Türk kahvesi Osmanlı’dan günümüze kadar uzanan, en sevilen içeceklerden biridir. Türk Kahvesi, Türkler tarafından keşfedilen kahve hazırlama ve pişirme metodunun adıdır. Özel bir tadı, köpüğü, kokusu, pişirilişi, ikramı… kısacası, kendine özgü bir kimliği ve geleneği vardır. Önceleri Arap Yarımadası’nda kahve meyvesinin kaynatılması ile elde edilen içecek, bu yepyeni hazırlama ve pişirme metoduyla gerçek kahve lezzetine ve eşsiz aromasına kavuşmuştur. Kahve ile Türkler sayesinde tanışan Avrupa; uzun yıllar kahveyi, Türk kahvesi olarak bu yöntemle hazırlayıp tüketmiştir. İşte Türk kahvesinin taze olup olmadığını anlamak için uygulayabileceğiniz yöntemler…
TÜRK KAHVESİNİN TAZELİĞİ NASIL ANLAŞILIR?
Türk kahvesinin kalitesi, çekirdeklerine bağlıdır. Ancak yanınızda çekilen çekirdekler, her kahvenin taze olduğunu göstermez.
Türk kahvesinin çekirdekleri kavruldukça, kahvenin aroması yoğunlaşır, fakat kafein oranı düşer. Bu yüzden kahve çekirdeğinin, kahvenin tadını doğrudan etkilediğini söyleyebiliriz.
Türk kahvesi geleneksel olarak Rio Minas 5 Tipi Arabica çekirdeklerinden üretilir. Kahve poşetinin üzerinde, G tipi olarak belirtilir. Bu yüzden kahve satın alırken, poşetin üzerinde G tipi yazıp yazmadığına dikkat edebilirsiniz.
Kahveyi aldıktan sonra iyi olup olmadığını anlamak için, bir deney yapabilirsiniz. Soğuk suyla dolu bir bardağa, 1 tatlı kaşığı Türk kahvesi ekleyin. Eğer kahvenin tozu suyun yüzeyinde kalıyorsa ve çok az renk veriyorsa, kahveniz taze ve kalitelidir. Eğer kahve dibe çöküp suyu boyuyorsa, kahvenin içinde yabancı katkı maddeleri olabilir.
Türk kahvesinin tazeliği, kokusundan anlaşılır. Kahve kokusunu metrelerce uzaktan bile alıyorsanız, kahveniz taptazedir. Eğer kahveyi içtiğinizde aromadan ziyade su tadı alıyorsanız, kahveniz bayatlamış olabilir.

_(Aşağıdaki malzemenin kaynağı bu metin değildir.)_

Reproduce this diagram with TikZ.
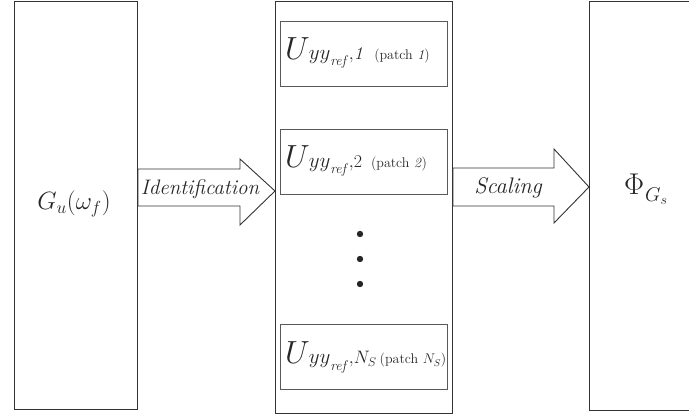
\RequirePackage{fix-cm}
\documentclass[tikz,border=0pt]{standalone}
\usepackage{amsmath}
\newcommand{\ulabel}[3]{{\fontsize{32}{32}\selectfont$U$}\kern-1pt{\fontsize{21}{21}\selectfont$yy$}\raisebox{-6pt}{\fontsize{14}{14}\selectfont$\mathit{ref}$}{\fontsize{18}{18}\selectfont${,}#1$}\hspace{#2}{\fontsize{14}{16}\selectfont #3}}
\begin{document}
\begin{tikzpicture}[x=1pt,y=-1pt,
  outer/.style={draw=black!80,line width=1pt},
  inner/.style={draw=black!65,line width=0.9pt},
  blockarrow/.style={draw=black!80,line width=0.9pt,fill=white,line join=miter},
  lbl/.style={font=\fontsize{17}{20}\selectfont,text=black!85},
  dotst/.style={fill=black!85,draw=none}]
\useasboundingbox (0,0) rectangle (689,414);
\clip (0,0) rectangle (689,414);
% outer boxes
\node[outer,minimum width=123pt,minimum height=408pt,anchor=north west,inner sep=0pt] (L) at (14,1) {};
\node[outer,minimum width=177pt,minimum height=412pt,anchor=north west,inner sep=0pt] (M) at (275,1) {};
\node[outer,minimum width=120pt,minimum height=409pt,anchor=north west,inner sep=0pt] (R) at (589,1) {};
% inner boxes
\node[inner,minimum width=167pt,minimum height=65pt,anchor=north west,inner sep=0pt] (B1) at (280,21) {};
\node[inner,minimum width=167pt,minimum height=65pt,anchor=north west,inner sep=0pt] (B2) at (280,129) {};
\node[inner,minimum width=167pt,minimum height=65pt,anchor=north west,inner sep=0pt] (B3) at (280,324) {};
% arrows
\draw[blockarrow] (L.east |- 0,169) -- (240,169) -- (240,159) -- (M.west |- 0,191) -- (240,225) -- (240,206) -- (L.east |- 0,206) -- cycle;
\draw[blockarrow] (M.east |- 0,168) -- (554,168) -- (554,149) -- (R.west |- 0,187) -- (554,223) -- (554,206) -- (M.east |- 0,206) -- cycle;
% labels
\node[lbl,font=\fontsize{25}{28}\selectfont] (gl) at (74,204) {$G_u(\omega_f)$};
\node[lbl,font=\fontsize{21}{24}\selectfont\itshape] (il) at (200,189) {Identification};
\node[lbl,font=\fontsize{22.5}{24}\selectfont\itshape] (sl) at (508,188) {Scaling};
\node[lbl,anchor=base west,inner sep=0pt] (pl) at (624,195) {{\fontsize{30}{30}\selectfont$\Phi$}\kern1pt\raisebox{-7pt}{\fontsize{20}{20}\selectfont$G_s$}};
\node[lbl,anchor=base west,inner sep=0pt] (t1) at (285,60) {\ulabel{\mathit{1}}{9pt}{(patch \textit{1})}};
\node[lbl,anchor=base west,inner sep=0pt] (t2) at (285,168) {\ulabel{2}{9pt}{(patch \textit{2})}};
\node[lbl,anchor=base west,inner sep=0pt] (t3) at (285,364) {\ulabel{N_S}{3pt}{(patch $N_S$)}};
% dots
\fill[dotst] (360,234) circle (3.2pt) (360,259) circle (3.2pt) (360,284) circle (3.2pt);
\end{tikzpicture}
\end{document}
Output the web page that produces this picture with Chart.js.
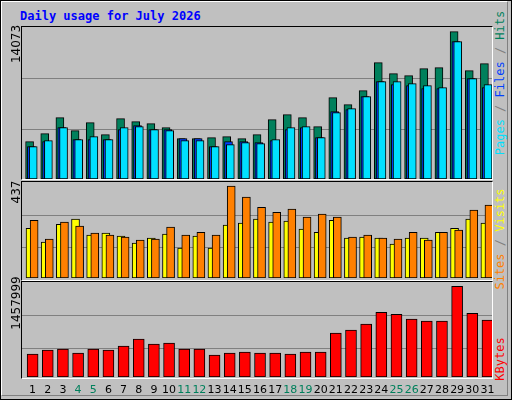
<!DOCTYPE html>
<html><head><meta charset="utf-8">
<script src="https://cdn.jsdelivr.net/npm/chart.js@4"></script>
<style>
body{margin:0;background:#fff}
#wrap{position:relative;width:510px;height:398px;background:#c0c0c0;border:1px solid #000;overflow:hidden}
#shade{position:absolute;left:0;top:0;width:505px;height:393px;border-left:1px solid #fff;border-top:1px solid #fff;border-right:1px solid #808080;border-bottom:1px solid #808080}
.panel{position:absolute;left:20px;width:470px;border-left:1px solid #000;border-top:1px solid #000;border-right:1px solid #fff;border-bottom:1px solid #fff;background:#c0c0c0}
.panel canvas{position:absolute;left:0;bottom:0}
.rot{position:absolute;transform:translate(-50%,-50%) rotate(-90deg);white-space:nowrap;font-family:"DejaVu Sans Mono",monospace;font-size:12px}
.xl{position:absolute;top:382px;transform:translateX(-50%);font-family:"DejaVu Sans",sans-serif;font-size:11px}
#title{position:absolute;left:19px;top:8px;color:#0000ff;font:bold 12px "DejaVu Sans Mono",monospace}
</style></head><body>
<div id="wrap"><div id="shade"></div>
<div id="title">Daily usage for July 2026</div>
<div class="panel" style="top:25px;height:152px"><div style="position:absolute;left:0;top:0;width:470px;height:152px"><canvas id="c1"></canvas></div></div>
<div class="panel" style="top:180px;height:98px"><div style="position:absolute;left:0;top:0;width:470px;height:96px"><canvas id="c2"></canvas></div></div>
<div class="panel" style="top:280px;height:96px"><div style="position:absolute;left:0;top:0;width:470px;height:95px"><canvas id="c3"></canvas></div></div>
<div class="rot" style="left:15px;top:43px;font-family:'DejaVu Sans';">14073</div>
<div class="rot" style="left:15px;top:191px;font-family:'DejaVu Sans';">437</div>
<div class="rot" style="left:15px;top:302px;font-family:'DejaVu Sans';">1457999</div>
<div class="rot" style="left:499px;top:82px"><span style="color:#00e0ff">Pages</span><span style="color:#808080"> / </span><span style="color:#0040ff">Files</span><span style="color:#808080"> / </span><span style="color:#00805c">Hits</span></div>
<div class="rot" style="left:499px;top:238px"><span style="color:#ff8000">Sites</span><span style="color:#808080"> / </span><span style="color:#ffff00">Visits</span></div>
<div class="rot" style="left:499px;top:358px;color:#ff0000">KBytes</div>
<div id="xl"></div>
</div>
<script>
const days=[1,2,3,4,5,6,7,8,9,10,11,12,13,14,15,16,17,18,19,20,21,22,23,24,25,26,27,28,29,30,31];
const weekend=[4,5,11,12,18,19,25,26];
const hits=[3566,4330,5859,4617,5381,4235,5763,5476,5285,4903,3853,3853,3948,4044,3853,4235,5668,6145,5859,4999,7769,7100,8438,11112,10061,9870,10539,10634,14073,10348,11017];
const files=[3088,3566,4903,3757,3757,3757,4712,5094,4712,4712,3853,3853,3088,3566,3566,3470,3662,4712,4903,3948,6432,6623,7864,9297,9011,8915,8629,8629,13118,9584,8724];
const pages=[3088,3662,4903,3757,4044,3757,4903,4999,4712,4617,3662,3662,3088,3280,3470,3375,3757,4903,4999,3948,6336,6718,7864,9297,9297,9106,8915,8724,13118,9584,9011];
const sites=[237,171,256,280,204,214,199,166,190,209,142,199,142,252,261,280,266,271,233,218,275,190,195,190,161,190,190,218,237,280,261];
const visits=[275,185,266,247,214,204,195,180,185,242,204,218,204,437,385,337,313,328,290,304,290,195,204,190,185,218,180,218,228,323,347];
const kbytes=[368000,433000,449000,385000,449000,433000,497000,609000,529000,545000,449000,449000,353000,385000,401000,385000,385000,368000,401000,401000,705000,753000,849000,1041000,1009000,929000,897000,897000,1457999,1025000,913000];

function ds(vals,off,color,w,order){return{data:vals.map((v,i)=>({x:days[i]+off,y:v})),backgroundColor:color,borderColor:'#000',borderWidth:1,borderSkipped:false,barThickness:w,grouped:false,order:order};}
function mk(id,sets,ymax,g){
  new Chart(document.getElementById(id),{type:'bar',data:{datasets:sets},
  options:{responsive:true,maintainAspectRatio:false,animation:false,layout:{padding:0},
  plugins:{legend:{display:false},tooltip:{enabled:false}},
  scales:{x:{type:'linear',min:0.5,max:31.5,offset:false,bounds:'ticks',display:false,
     afterDataLimits:s=>{s.min=0.5;s.max=31.5;}},
   y:{min:0,max:ymax,border:{display:false},ticks:{display:false},grid:{color:'#808080',lineWidth:1,drawTicks:false},
     afterBuildTicks:s=>{s.ticks=g.map(v=>({value:v}));}}}}});
}
mk('c1',[ds(hits,0.0,'#00805c',8,3),ds(files,0.12,'#0040ff',8,2),ds(pages,0.24,'#00e0ff',8,1)],14512,[4716,9585]);
mk('c2',[ds(sites,0.03,'#ffff00',8,2),ds(visits,0.3,'#ff8000',8,1)],457,[143,299]);
mk('c3',[ds(kbytes,0.2,'#ff0000',11,1)],1526900,[464000,993000]);
const xl=document.getElementById('xl');
days.forEach(d=>{const e=document.createElement('div');e.className='xl';e.textContent=d;
 e.style.left=(21+(d-0.5+0.2)*470/31)+'px';e.style.color=weekend.includes(d)?'#00805c':'#000';xl.appendChild(e);});
</script></body></html>
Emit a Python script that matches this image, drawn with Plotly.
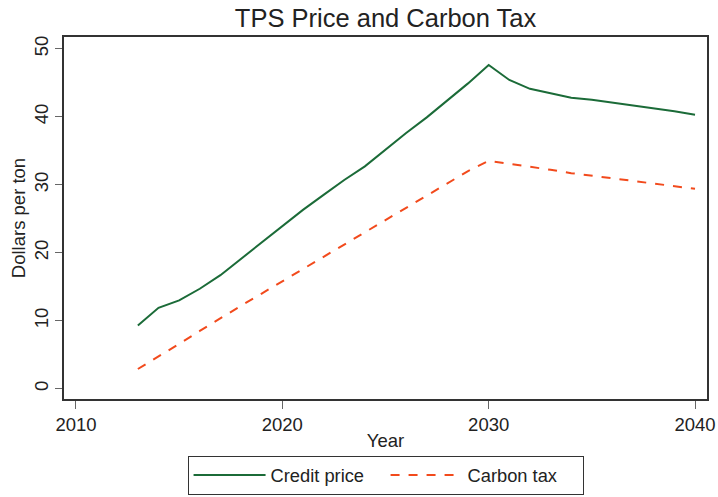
import plotly.graph_objects as go

years = list(range(2013, 2041))
credit_price = [9.3, 11.9, 13.0, 14.7, 16.7, 19.1, 21.6, 23.9, 26.3, 28.5,
                30.7, 32.7, 35.2, 37.6, 39.9, 42.4, 44.9, 47.6, 45.4, 44.1,
                43.4, 42.8, 42.5, 42.1, 41.7, 41.2, 40.8, 40.3]
carbon_tax = [2.9, 4.7, 6.6, 8.5, 10.4, 12.2, 14.0, 15.8, 17.6, 19.4,
              21.3, 23.1, 24.9, 26.7, 28.5, 30.3, 32.0, 33.5, 33.1, 32.7,
              32.2, 31.7, 31.3, 30.9, 30.5, 30.1, 29.8, 29.4]
x_ticks = [2010, 2020, 2030, 2040]
y_ticks = [0, 10, 20, 30, 40, 50]

FONT = "Liberation Sans, Arial, Helvetica, sans-serif"
TXT = "#222222"

fig = go.Figure()
fig.add_trace(go.Scatter(x=years, y=credit_price, mode="lines", name="Credit price",
                         line=dict(color="#1b6b38", width=2)))
fig.add_trace(go.Scatter(x=years, y=carbon_tax, mode="lines", name="Carbon tax",
                         line=dict(color="#f24a1c", width=2, dash="dash")))

fig.update_layout(
    width=718, height=497,
    paper_bgcolor="white", plot_bgcolor="white",
    margin=dict(l=64, r=11, t=37, b=98, autoexpand=False),
    font=dict(family=FONT, color=TXT, size=18),
    title=dict(text="TPS Price and Carbon Tax", x=0.537, xanchor="center",
               y=0.963, yanchor="middle", font=dict(size=25.5, color=TXT)),
    showlegend=True,
    legend=dict(orientation="h", xref="container", x=0.537, xanchor="center",
                yref="container", y=0.005, yanchor="bottom",
                bordercolor="#333333", borderwidth=1, bgcolor="white",
                font=dict(size=18.3), itemwidth=72, entrywidthmode="pixels",
                entrywidth=110, tracegroupgap=0),
)
fig.update_xaxes(range=[2009.42, 2040.58], tickvals=x_ticks, ticks="outside",
                 ticklen=8, tickcolor="#666666", showgrid=False, zeroline=False,
                 showline=True, linecolor="#333333", linewidth=1.5, mirror=True,
                 title=dict(text="Year", standoff=0, font=dict(size=18.5)),
                 tickfont=dict(size=18.5))
fig.update_yaxes(range=[-1.51, 51.72], tickvals=y_ticks, ticks="outside",
                 ticklen=7, tickcolor="#666666", tickangle=-90, showgrid=False,
                 zeroline=False, showline=True, linecolor="#333333", linewidth=1.5,
                 mirror=True, title=dict(text="Dollars per ton", standoff=0,
                                         font=dict(size=18.5)),
                 tickfont=dict(size=18.5))

fig.write_html("out.html", config={"displayModeBar": False},
               post_script="document.body.style.margin='0px';")
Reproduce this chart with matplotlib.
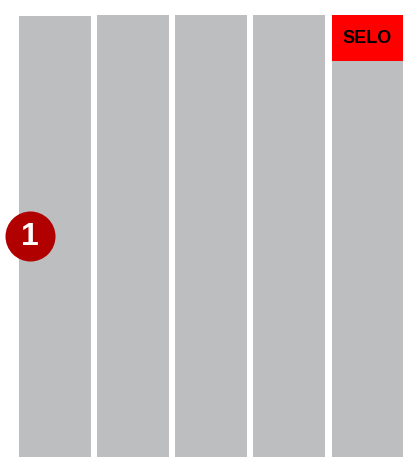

Tazeliği anlamak için diğer yöntem, bir tutam kahveyi elinize alıp kahve zerreciklerini incelemektir. Kahve taneleri birbirine yapışmıyor ve dağılıyorsa, kahve tazedir. Eğer taneler birbirine yapışıyorsa, bayatlamış olduğunu anlayabilirsiniz.